> Exercise directions: Give a count of the lines below that have the string "this" in them, with no other words.
● ● ●
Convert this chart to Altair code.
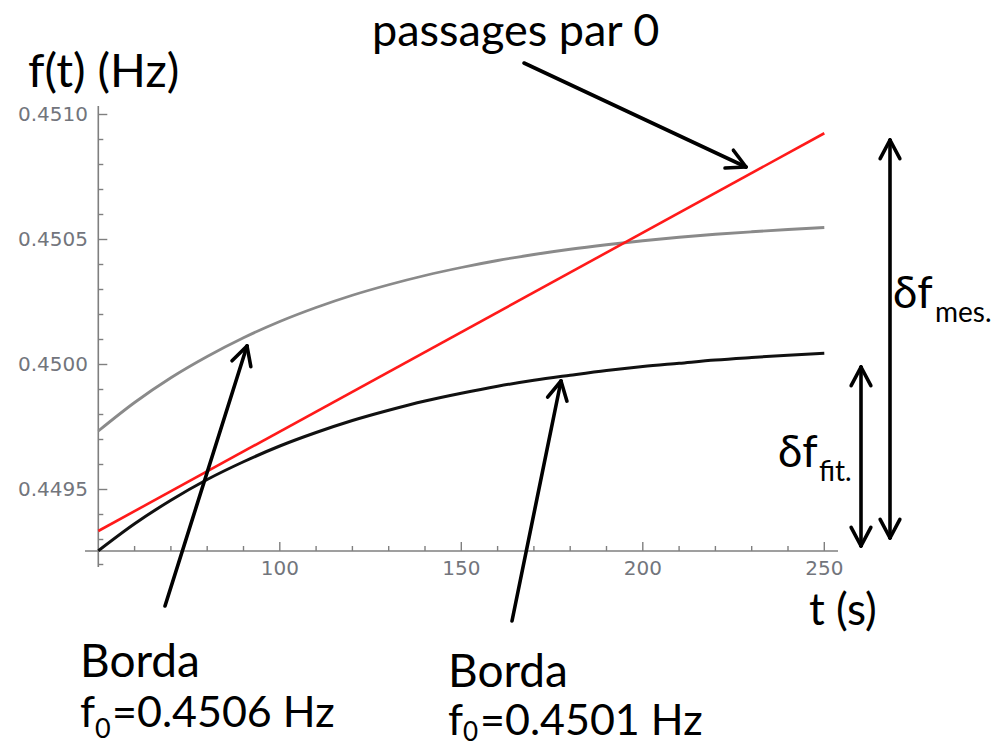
import math
import altair as alt
import pandas as pd

# ---------------- data ----------------
t_read = [50, 60, 70, 80, 90, 100, 110, 120, 130, 140, 150,
          160, 170, 180, 190, 200, 210, 220, 230, 240, 250]
gray_f = [0.449734, 0.449848, 0.449947, 0.450032, 0.450107, 0.450172, 0.450228,
          0.450277, 0.450319, 0.450356, 0.450388, 0.450416, 0.450440, 0.450461,
          0.450479, 0.450495, 0.450509, 0.450521, 0.450531, 0.450540, 0.450548]
black_f = [0.449255, 0.449363, 0.449457, 0.449540, 0.449611, 0.449674, 0.449728,
           0.449776, 0.449817, 0.449854, 0.449885, 0.449913, 0.449937, 0.449957,
           0.449976, 0.449992, 0.450005, 0.450018, 0.450028, 0.450037, 0.450045]
red_t = [50, 250]
red_f = [0.449334, 0.450925]

y_major = [0.4495, 0.4500, 0.4505, 0.4510]
y_major_labels = ["0.4495", "0.4500", "0.4505", "0.4510"]
y_minor = [0.4492, 0.4493, 0.4494, 0.4496, 0.4497, 0.4498, 0.4499,
           0.4501, 0.4502, 0.4503, 0.4504, 0.4506, 0.4507, 0.4508, 0.4509]
x_major = [100, 150, 200, 250]
x_major_labels = ["100", "150", "200", "250"]
x_minor = [60, 70, 80, 90, 110, 120, 130, 140, 160, 170, 180, 190,
           210, 220, 230, 240]
x_origin = 50
y_origin = 0.449254

# ---------------- geometry of the canvas ----------------
W, H = 999, 747
X0PX, PX_PER_T, T0 = 98.3, 3.63, 50.0
Y_REF_PX, PX_PER_F, F_REF = 114.5, 250000.0, 0.4510


def t_of(px):
    return T0 + (px - X0PX) / PX_PER_T


def f_of(py):
    return F_REF - (py - Y_REF_PX) / PX_PER_F


XS = alt.Scale(domain=[t_of(0), t_of(W)], nice=False, zero=False)
YS = alt.Scale(domain=[f_of(H), f_of(0)], nice=False, zero=False)


def X(field):
    return alt.X(field, type="quantitative", scale=XS, axis=None)


def Y(field):
    return alt.Y(field, type="quantitative", scale=YS, axis=None)


# ---------------- curves ----------------
curves = pd.DataFrame({"t": t_read, "gray": gray_f, "black": black_f})
red_df = pd.DataFrame({"t": red_t, "f": red_f})

gray_line = alt.Chart(curves).mark_line(
    color="#8a8a8a", strokeWidth=2.8, interpolate="monotone"
).encode(x=X("t"), y=Y("gray"))
black_line = alt.Chart(curves).mark_line(
    color="#111111", strokeWidth=3, interpolate="monotone"
).encode(x=X("t"), y=Y("black"))
red_line = alt.Chart(red_df).mark_line(
    color="#ff1a1a", strokeWidth=2.6
).encode(x=X("t"), y=Y("f"))

# ---------------- axes (Mathematica style, drawn by hand) ----------------
AX_COL = "#7f7f7f"
axes_df = pd.DataFrame({
    "x": [t_of(85), x_origin],
    "x2": [t_of(838), x_origin],
    "y": [y_origin, f_of(106)],
    "y2": [y_origin, f_of(567)],
})
axes = alt.Chart(axes_df).mark_rule(color=AX_COL, strokeWidth=1.6).encode(
    x=X("x"), x2="x2", y=Y("y"), y2="y2")

ytick_df = pd.DataFrame({
    "f": y_major + y_minor,
    "len": [9] * len(y_major) + [5] * len(y_minor),
})
ytick_df["x"] = x_origin
ytick_df["x2"] = x_origin + ytick_df["len"] / PX_PER_T
yticks = alt.Chart(ytick_df).mark_rule(color=AX_COL, strokeWidth=1.4).encode(
    x=X("x"), x2="x2", y=Y("f"))

xtick_df = pd.DataFrame({
    "t": x_major + x_minor,
    "len": [9] * len(x_major) + [5] * len(x_minor),
})
xtick_df["y"] = y_origin
xtick_df["y2"] = y_origin + xtick_df["len"] / PX_PER_F
xticks = alt.Chart(xtick_df).mark_rule(color=AX_COL, strokeWidth=1.4).encode(
    x=X("t"), y=Y("y"), y2="y2")

TICK_FONT = "DejaVu Sans"
TICK_COL = "#72757c"
ylab_df = pd.DataFrame({"f": y_major, "lab": y_major_labels})
ylabels = alt.Chart(ylab_df).mark_text(
    align="right", baseline="middle", font=TICK_FONT, size=20, color=TICK_COL
).encode(x=alt.value(88), y=Y("f"), text="lab:N")

xlab_df = pd.DataFrame({"t": x_major, "lab": x_major_labels})
xlabels = alt.Chart(xlab_df).mark_text(
    align="center", baseline="middle", font=TICK_FONT, size=20, color=TICK_COL
).encode(x=X("t"), y=alt.value(569), text="lab:N")

# ---------------- arrows ----------------
ARM, HALF = 21.0, math.radians(28)
arrow_defs = [  # (start px, tip px, double headed)
    ((524, 63), (746, 167), False),
    ((165, 606), (247, 346), False),
    ((512, 621), (561, 381), False),
    ((890, 538), (890, 140), True),
    ((861, 546), (861, 367), True),
]
segs = []


def head(tip, frm):
    ang = math.atan2(frm[1] - tip[1], frm[0] - tip[0])
    out = []
    for s in (-1, 1):
        a = ang + s * HALF
        out.append((tip, (tip[0] + ARM * math.cos(a), tip[1] + ARM * math.sin(a))))
    return out


for p0, p1, dbl in arrow_defs:
    segs.append((p0, p1))
    segs += head(p1, p0)
    if dbl:
        segs += head(p0, p1)

arrow_df = pd.DataFrame({
    "x": [t_of(a[0]) for a, b in segs],
    "y": [f_of(a[1]) for a, b in segs],
    "x2": [t_of(b[0]) for a, b in segs],
    "y2": [f_of(b[1]) for a, b in segs],
})
arrows = alt.Chart(arrow_df).mark_rule(
    color="black", strokeWidth=3.6, strokeCap="round"
).encode(x=X("x"), x2="x2", y=Y("y"), y2="y2")

# ---------------- annotation texts ----------------
FONT = "Lato, Noto Sans, DejaVu Sans"
texts = [
    ("f(t) (Hz)", 28, 87, 47),
    ("passages par 0", 372, 46, 45),
    ("t (s)", 809, 625, 44),
    ("Borda", 80, 677, 46),
    ("f", 80, 727, 43), ("0", 95, 738, 27), ("=0.4506 Hz", 112, 727, 43),
    ("Borda", 448, 687, 46),
    ("f", 448, 735, 43), ("0", 463, 741, 26), ("=0.4501 Hz", 480, 735, 43),
    ("δf", 893, 308, 44), ("mes.", 935, 322, 28),
    ("δf", 778, 467, 44), ("fit.", 819, 481, 28),
]
text_df = pd.DataFrame({
    "txt": [t[0] for t in texts],
    "x": [t_of(t[1]) for t in texts],
    "y": [f_of(t[2]) for t in texts],
    "size": [t[3] for t in texts],
})
labels = alt.Chart(text_df).mark_text(
    align="left", baseline="alphabetic", font=FONT, color="black"
).encode(x=X("x"), y=Y("y"), text="txt:N",
         size=alt.Size("size:Q", scale=None, legend=None))

chart = alt.layer(
    axes, yticks, xticks, ylabels, xlabels,
    gray_line, black_line, red_line, arrows, labels
).properties(
    width=W, height=H, padding=0,
    autosize=alt.AutoSizeParams(type="none"),
    background="white",
).configure_view(strokeWidth=0)

chart.save("out.html", embed_options={"renderer": "svg", "actions": False})
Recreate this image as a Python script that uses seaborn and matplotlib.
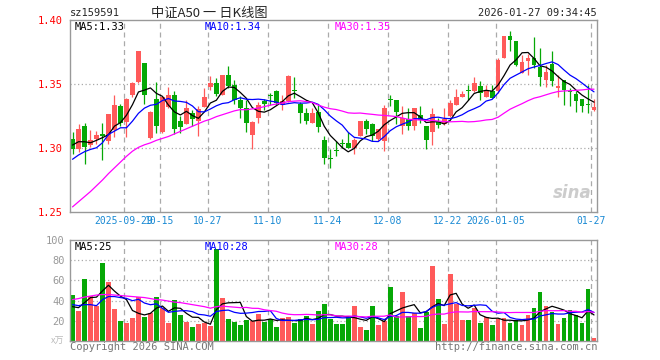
● ● ●
> Exercise response: 2